No matter. The evidence of the work was the increasingly awe-inspiring mountain of teal and white growing a few steps away. If you were one of the volunteers standing by to make sure the mountain remained a mountain and not a sea, you’d better be looking up: At any moment a ball or two or five could be flying your way.
PHOTOS: What does it take to inflate 3,200 basketballs for the Final Four Dribble?
Andrea Loza, one of the volunteers who inflated dozens of basketballs, remembers being a participant in 2004. That year, she says, the Dribble rounded the perimeter of the Alamodome instead of snaking its way through downtown.

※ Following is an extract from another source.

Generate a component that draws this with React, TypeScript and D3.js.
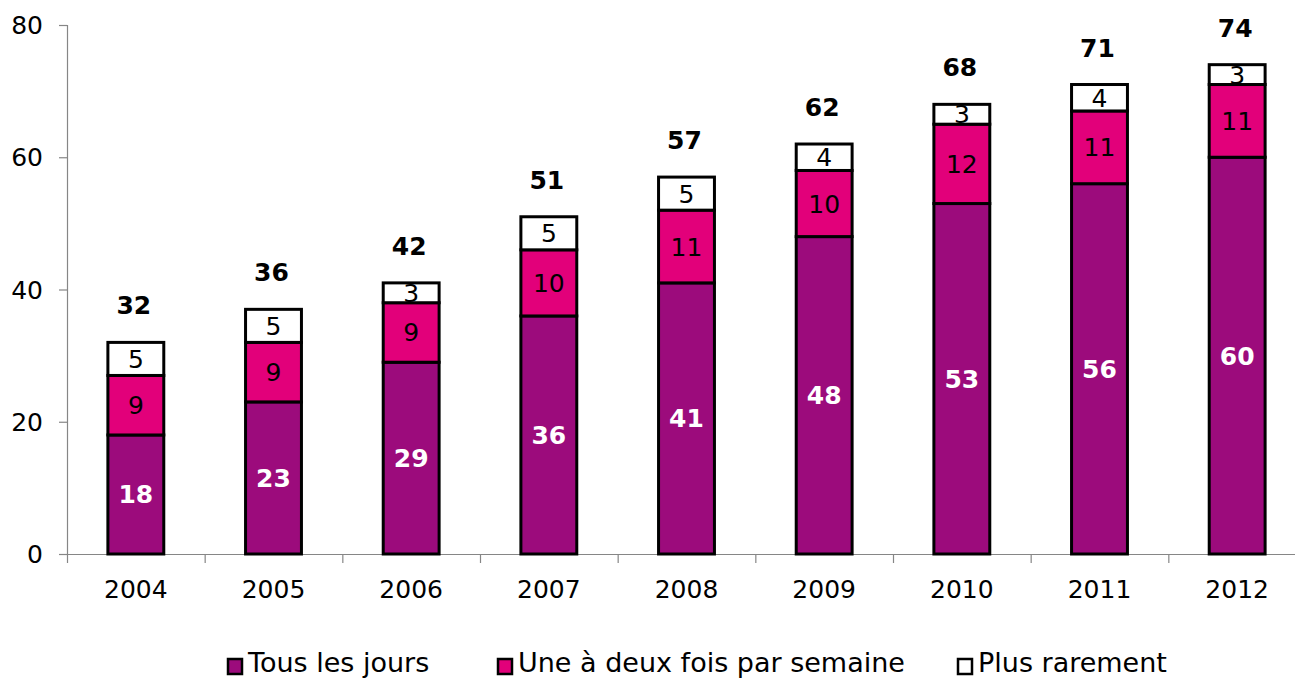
// App.tsx
import React, { useEffect, useRef } from 'react';
import * as d3 from 'd3';

const years = ['2004', '2005', '2006', '2007', '2008', '2009', '2010', '2011', '2012'];
const tousLesJours = [18, 23, 29, 36, 41, 48, 53, 56, 60];
const uneADeux = [9, 9, 9, 10, 11, 10, 12, 11, 11];
const plusRarement = [5, 5, 3, 5, 5, 4, 3, 4, 3];
const totals = [32, 36, 42, 51, 57, 62, 68, 71, 74];
const yTicks = [0, 20, 40, 60, 80];

const seriesNames = ['Tous les jours', 'Une à deux fois par semaine', 'Plus rarement'];
const seriesColors = ['#9c0b7c', '#e2007a', '#ffffff'];
const labelColors = ['#ffffff', '#000000', '#000000'];
const labelWeights = ['bold', 'normal', 'normal'];

const App = () => {
  const ref = useRef<SVGSVGElement | null>(null);
  const width = 1295;
  const height = 679;
  const font = '"DejaVu Sans", Verdana, sans-serif';

  useEffect(() => {
    if (!ref.current) return;
    const svg = d3.select(ref.current);
    svg.selectAll('*').remove();

    const x = d3.scaleBand().domain(years).range([67, 1306]).padding(0);
    const y = d3.scaleLinear().domain([0, 80]).range([554, 25]);
    const barW = x.bandwidth() * 0.406;

    const rows = years.map((yr, i) => ({
      year: yr,
      s0: tousLesJours[i],
      s1: uneADeux[i],
      s2: plusRarement[i],
    }));
    const stack = d3.stack<any>().keys(['s0', 's1', 's2']);
    const layers = stack(rows);

    // axes
    const axisColor = '#868686';
    const g = svg.append('g');
    g.append('line')
      .attr('x1', 67).attr('x2', 1306)
      .attr('y1', y(0) + 0.5).attr('y2', y(0) + 0.5)
      .attr('stroke', axisColor).attr('stroke-width', 1.2);
    g.append('line')
      .attr('x1', 67.5).attr('x2', 67.5)
      .attr('y1', y(80)).attr('y2', y(0))
      .attr('stroke', axisColor).attr('stroke-width', 1.2);

    yTicks.forEach(t => {
      g.append('line')
        .attr('x1', 59).attr('x2', 67)
        .attr('y1', y(t) + 0.5).attr('y2', y(t) + 0.5)
        .attr('stroke', axisColor).attr('stroke-width', 1.2);
      g.append('text')
        .attr('x', 43).attr('y', y(t))
        .attr('dy', '0.36em')
        .attr('text-anchor', 'end')
        .style('font-family', font).style('font-size', '25px')
        .attr('fill', '#000')
        .text(t);
    });

    years.forEach((yr) => {
      const x0 = (x(yr) as number);
      g.append('line')
        .attr('x1', x0 + 0.5).attr('x2', x0 + 0.5)
        .attr('y1', y(0)).attr('y2', y(0) + 9)
        .attr('stroke', axisColor).attr('stroke-width', 1.2);
      g.append('text')
        .attr('x', x0 + x.bandwidth() / 2).attr('y', 598)
        .attr('text-anchor', 'middle')
        .style('font-family', font).style('font-size', '25px')
        .attr('fill', '#000')
        .text(yr);
    });

    // bars
    layers.forEach((layer, li) => {
      svg.append('g').selectAll('rect')
        .data(layer)
        .join('rect')
        .attr('x', (d: any) => (x(d.data.year) as number) + (x.bandwidth() - barW) / 2)
        .attr('width', barW)
        .attr('y', d => y(d[1]))
        .attr('height', d => y(d[0]) - y(d[1]))
        .attr('fill', seriesColors[li])
        .attr('stroke', '#000')
        .attr('stroke-width', 3);
    });

    layers.forEach((layer, li) => {
      svg.append('g').selectAll('text')
        .data(layer)
        .join('text')
        .attr('x', (d: any) => (x(d.data.year) as number) + x.bandwidth() / 2)
        .attr('y', d => (y(d[0]) + y(d[1])) / 2)
        .attr('dy', '0.36em')
        .attr('text-anchor', 'middle')
        .style('font-family', font).style('font-size', '25px')
        .style('font-weight', labelWeights[li])
        .attr('fill', labelColors[li])
        .text(d => d[1] - d[0]);
    });

    // totals
    svg.append('g').selectAll('text')
      .data(years)
      .join('text')
      .attr('x', d => (x(d) as number) + x.bandwidth() / 2 - 2)
      .attr('y', (d, i) => y(layers[2][i][1]) - 28)
      .attr('text-anchor', 'middle')
      .style('font-family', font).style('font-size', '25px')
      .style('font-weight', 'bold')
      .attr('fill', '#000')
      .text((d, i) => totals[i]);

    // legend
    const legendX = [227, 497, 957];
    const leg = svg.append('g');
    seriesNames.forEach((name, i) => {
      leg.append('rect')
        .attr('x', legendX[i] + 1).attr('y', 659)
        .attr('width', 14).attr('height', 15)
        .attr('fill', seriesColors[i])
        .attr('stroke', '#000').attr('stroke-width', 2.5);
      leg.append('text')
        .attr('x', legendX[i] + 21).attr('y', 672)
        .style('font-family', font).style('font-size', '27px')
        .attr('fill', '#000')
        .text(name);
    });
  }, []);

  return (
    <svg
      ref={ref}
      width={width}
      height={height}
      style={{ position: 'absolute', left: 0, top: 0, background: '#fff' }}
    />
  );
};

export default App;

She said it was cool to be in this position now, seeing what it took to create her memories from a different angle.
The sun eventually emerged, shining on a growing Travis Park crowd. As Mount Basketball went from growing to dwindling, the balls ending up in kids’ hands, one parent could be heard saying, “When they said 3,000 basketballs… there’s literally a pile of basketballs!”
Bear himself was nearby, overlooking the corral, a smile on his face after another job well done.
“The coolest thing is to see the kids out there with these basketballs,” he said. “They’re usually doing other things at the park, and then all of a sudden it comes time and they see that corral, and their eyes just light up.”
Soon after, hundreds of families set out in waves from the starting line of the one-mile Dribble course, the symphony of bouncing balls on Travis Street making it sound like you had shrunk and fallen into an industrial popcorn popper. The fun officially got underway at 10 a.m., and it had warmed a few degrees by then too.
But stroll by the park at the crack of dawn and you’d have seen firsthand an example of the behind-the-scenes work it takes to pull off Final Four hosting duties. Sometimes it’s younger volunteers wanting to see the Final Four from a different angle. Sometimes it’s oft-returning ones like Bear – who on this day wore a hat reading “Point Guard” on the back – who was probably asleep by the time the Alamodome roared at the Houston Cougars’ win, his mind trained on making memories for young basketball fans.
By 8 a.m. on Sunday, cheerleaders from UIW had started to arrive, as did the entertainers and food trucks. The aroma of breakfast tacos and coffee soon began making its way through Travis Park, although walk anywhere near Bear’s basketball corral and you’d get hit with the strong waft of freshly inflated synthetic rubber.
The DJ was also getting set up around this time, closer to the center of the park than the inflation-expert volunteers were. What was the first song that blared out? Appropriately, the Black Eyed Peas’ “Pump It.”